John Hurrell – 5 July, 2010
Jennifer French's two contributions are large images of the current renovations in progress at Auckland Art Gallery, showing the demolition rubble and bare internal structure as the exhibiting spaces get severely modified. Her still, contemplative images are taken in semi-darkness, with light streaming in through distant doorways, generating a sense of tunnelling depth that becomes a metaphor for time and perhaps historical change.
Auckland
Lisa Benson, Jennifer French, Esther Leigh, Miranda Parkes
Dismantling Boundaries
16 June - 2 July 2010
As part of this year’s Photography Festival this selection of four Godkin artists presents very varied approaches to the medium. Lisa Benson dominates it with over half the works on display, hers made during a recent residency in China. Her eight photographs mostly play on the mysterious intimate qualities of the Chinese landscape in relation to human scale, its clinging wintry mist and the steep, round topped, thimblelike quality of the hillocks that make houses perched on their tops look like underwater models in a fish tank.
Benson exudes a visiting outsider’s sense of wonder, an excited marvelling at the magic of the fog-shrouded landscape. This extends even indoors to a bathhouse where the enclosed steaming pool has adjacent outcrops of jagged towering rocks and cascading waterfalls - all part of the seemingly unique ‘Chinese’ morphology of landforms.
Jennifer French’s two contributions are images of the current building renovations in progress at Auckland Art Gallery, showing the demolition rubble and bare internal structure as the exhibiting spaces get severely modified. Her still, contemplative images are taken in semi-darkness, with light streaming in through distant doorways, generating a sense of tunnelling depth that becomes a metaphor for time and perhaps historical change.

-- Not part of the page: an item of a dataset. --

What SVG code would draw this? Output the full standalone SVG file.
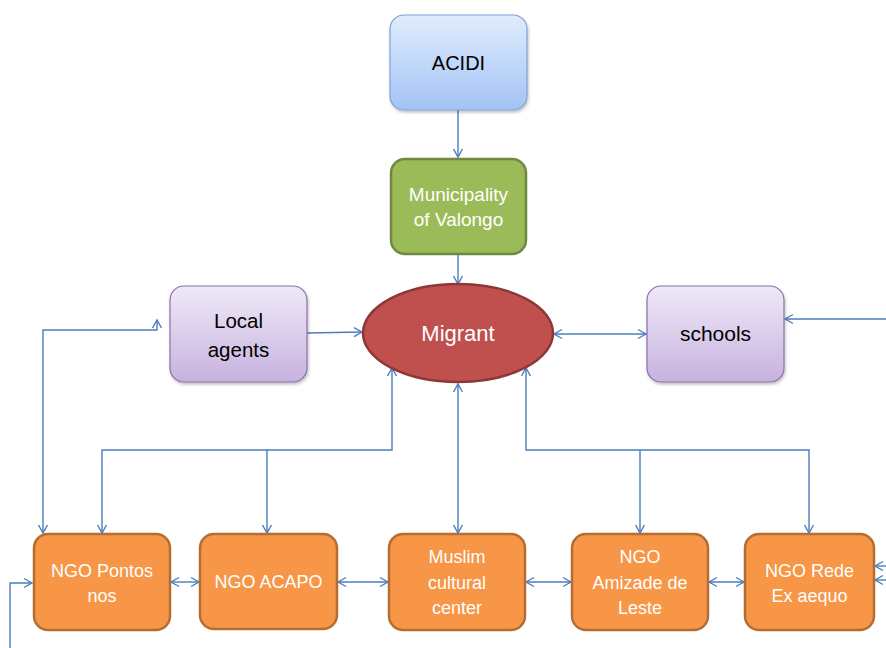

The images by Esther Leigh continue her ongoing interest in atmospheric spatial ambiguity through photographing props (such as papier mache ‘rocks’, feather boas, strings of pearls and hat-pins) through murky sheets of frosted glass. Earlier works have looked as if staged underwater but these are slowly becoming more landscapish -as if looking in from a windswept cliff top, and with hollow buildings like Greek temples that can be looked through. The clarity and (albeit dark) precision carefully provided by French is wilfully rejected in these bright romantic vistas by Leigh.

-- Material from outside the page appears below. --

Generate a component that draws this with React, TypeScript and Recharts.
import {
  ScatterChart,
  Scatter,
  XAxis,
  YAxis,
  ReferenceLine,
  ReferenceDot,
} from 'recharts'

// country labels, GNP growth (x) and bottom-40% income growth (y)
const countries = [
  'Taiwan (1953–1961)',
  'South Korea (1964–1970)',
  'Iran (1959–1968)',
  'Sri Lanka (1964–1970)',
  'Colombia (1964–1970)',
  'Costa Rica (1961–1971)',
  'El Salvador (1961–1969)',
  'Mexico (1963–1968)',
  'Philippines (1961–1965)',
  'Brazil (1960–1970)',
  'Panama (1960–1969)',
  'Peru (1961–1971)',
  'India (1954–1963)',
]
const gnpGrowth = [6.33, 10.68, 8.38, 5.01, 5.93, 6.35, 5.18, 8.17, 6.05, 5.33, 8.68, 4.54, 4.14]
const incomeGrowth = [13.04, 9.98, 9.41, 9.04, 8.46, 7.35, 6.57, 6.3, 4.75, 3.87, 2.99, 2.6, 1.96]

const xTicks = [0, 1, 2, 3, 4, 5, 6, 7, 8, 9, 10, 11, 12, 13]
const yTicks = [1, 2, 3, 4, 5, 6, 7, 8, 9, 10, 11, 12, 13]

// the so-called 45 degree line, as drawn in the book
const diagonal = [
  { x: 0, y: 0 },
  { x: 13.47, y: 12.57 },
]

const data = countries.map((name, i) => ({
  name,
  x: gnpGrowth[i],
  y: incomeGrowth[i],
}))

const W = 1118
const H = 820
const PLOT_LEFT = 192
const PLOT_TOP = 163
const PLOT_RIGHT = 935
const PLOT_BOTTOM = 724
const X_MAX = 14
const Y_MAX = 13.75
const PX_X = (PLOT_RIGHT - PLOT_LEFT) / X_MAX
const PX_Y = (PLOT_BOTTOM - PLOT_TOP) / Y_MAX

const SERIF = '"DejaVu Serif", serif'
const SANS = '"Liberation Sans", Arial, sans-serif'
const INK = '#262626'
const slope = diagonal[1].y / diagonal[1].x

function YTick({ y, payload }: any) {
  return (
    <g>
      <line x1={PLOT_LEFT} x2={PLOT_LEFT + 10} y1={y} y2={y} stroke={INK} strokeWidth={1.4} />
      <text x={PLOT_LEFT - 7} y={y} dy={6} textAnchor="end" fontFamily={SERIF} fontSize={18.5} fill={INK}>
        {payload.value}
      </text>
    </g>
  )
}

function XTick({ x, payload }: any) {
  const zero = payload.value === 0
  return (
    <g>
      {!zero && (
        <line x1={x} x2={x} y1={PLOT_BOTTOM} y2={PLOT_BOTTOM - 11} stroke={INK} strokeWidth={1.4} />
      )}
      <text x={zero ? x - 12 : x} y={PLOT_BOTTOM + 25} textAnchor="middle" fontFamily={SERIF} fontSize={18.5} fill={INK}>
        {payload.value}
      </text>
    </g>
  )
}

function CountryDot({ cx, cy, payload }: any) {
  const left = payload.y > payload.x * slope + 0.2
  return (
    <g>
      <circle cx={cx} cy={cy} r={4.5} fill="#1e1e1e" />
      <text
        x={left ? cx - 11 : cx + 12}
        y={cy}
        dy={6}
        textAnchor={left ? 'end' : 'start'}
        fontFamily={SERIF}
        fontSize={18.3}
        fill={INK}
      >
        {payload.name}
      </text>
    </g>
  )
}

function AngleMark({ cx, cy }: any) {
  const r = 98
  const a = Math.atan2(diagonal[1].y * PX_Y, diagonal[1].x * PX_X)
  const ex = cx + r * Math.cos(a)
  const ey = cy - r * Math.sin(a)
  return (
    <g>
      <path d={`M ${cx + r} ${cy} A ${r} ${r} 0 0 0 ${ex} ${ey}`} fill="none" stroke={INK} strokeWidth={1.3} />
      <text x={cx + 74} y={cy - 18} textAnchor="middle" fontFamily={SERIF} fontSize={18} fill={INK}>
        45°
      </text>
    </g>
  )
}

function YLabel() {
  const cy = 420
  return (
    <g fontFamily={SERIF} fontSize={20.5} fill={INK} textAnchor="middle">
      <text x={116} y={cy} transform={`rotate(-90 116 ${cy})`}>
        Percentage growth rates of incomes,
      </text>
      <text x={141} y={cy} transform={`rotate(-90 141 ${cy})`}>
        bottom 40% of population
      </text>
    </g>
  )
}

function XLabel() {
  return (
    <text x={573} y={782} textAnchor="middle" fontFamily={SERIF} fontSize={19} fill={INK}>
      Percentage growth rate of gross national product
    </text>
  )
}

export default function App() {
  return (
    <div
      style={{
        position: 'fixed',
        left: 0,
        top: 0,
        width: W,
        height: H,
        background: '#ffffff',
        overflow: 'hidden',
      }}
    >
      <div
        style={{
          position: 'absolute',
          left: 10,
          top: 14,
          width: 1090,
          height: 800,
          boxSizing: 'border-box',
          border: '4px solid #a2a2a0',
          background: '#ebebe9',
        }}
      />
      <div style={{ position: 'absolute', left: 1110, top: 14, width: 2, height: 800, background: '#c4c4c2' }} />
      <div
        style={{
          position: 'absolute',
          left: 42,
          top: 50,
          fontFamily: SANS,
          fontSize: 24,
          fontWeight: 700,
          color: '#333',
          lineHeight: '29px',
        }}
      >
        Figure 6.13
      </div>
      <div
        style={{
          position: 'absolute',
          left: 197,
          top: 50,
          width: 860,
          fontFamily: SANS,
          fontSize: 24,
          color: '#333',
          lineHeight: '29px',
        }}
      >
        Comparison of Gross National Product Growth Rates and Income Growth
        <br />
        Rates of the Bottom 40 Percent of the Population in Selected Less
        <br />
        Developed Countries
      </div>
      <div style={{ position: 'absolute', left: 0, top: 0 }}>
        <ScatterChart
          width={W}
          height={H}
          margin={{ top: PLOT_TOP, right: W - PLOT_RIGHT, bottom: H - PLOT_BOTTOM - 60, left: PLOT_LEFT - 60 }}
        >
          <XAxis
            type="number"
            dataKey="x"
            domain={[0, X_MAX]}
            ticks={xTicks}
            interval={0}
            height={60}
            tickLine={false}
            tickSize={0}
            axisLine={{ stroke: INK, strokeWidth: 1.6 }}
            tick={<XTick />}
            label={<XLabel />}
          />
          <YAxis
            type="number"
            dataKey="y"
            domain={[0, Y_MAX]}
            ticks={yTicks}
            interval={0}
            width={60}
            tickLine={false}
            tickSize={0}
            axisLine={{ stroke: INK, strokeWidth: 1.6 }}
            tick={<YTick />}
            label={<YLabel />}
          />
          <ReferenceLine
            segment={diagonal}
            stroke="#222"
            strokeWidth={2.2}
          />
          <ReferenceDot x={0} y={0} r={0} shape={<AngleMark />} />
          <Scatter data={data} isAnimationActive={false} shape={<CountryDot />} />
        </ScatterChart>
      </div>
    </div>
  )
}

Miranda Parkes is known for her puffy pillowlike paintings of colourful stripes but she also occasionally makes videos and photographs. The three examples of the latter here look coincidentally like documentary photographs of the installations of Sydney artist Nike Savvas (many coloured balls on lines suspended in space) but now superimposed over stills of a WWII movie like ‘The Longest Day’ - with a soldier staring out of a church window.
There are odd images, lollyish with thousands of bubblegum balls hovering horizontally in front of acted out life and death dramas. Spatially intriguing - like the rest of the show.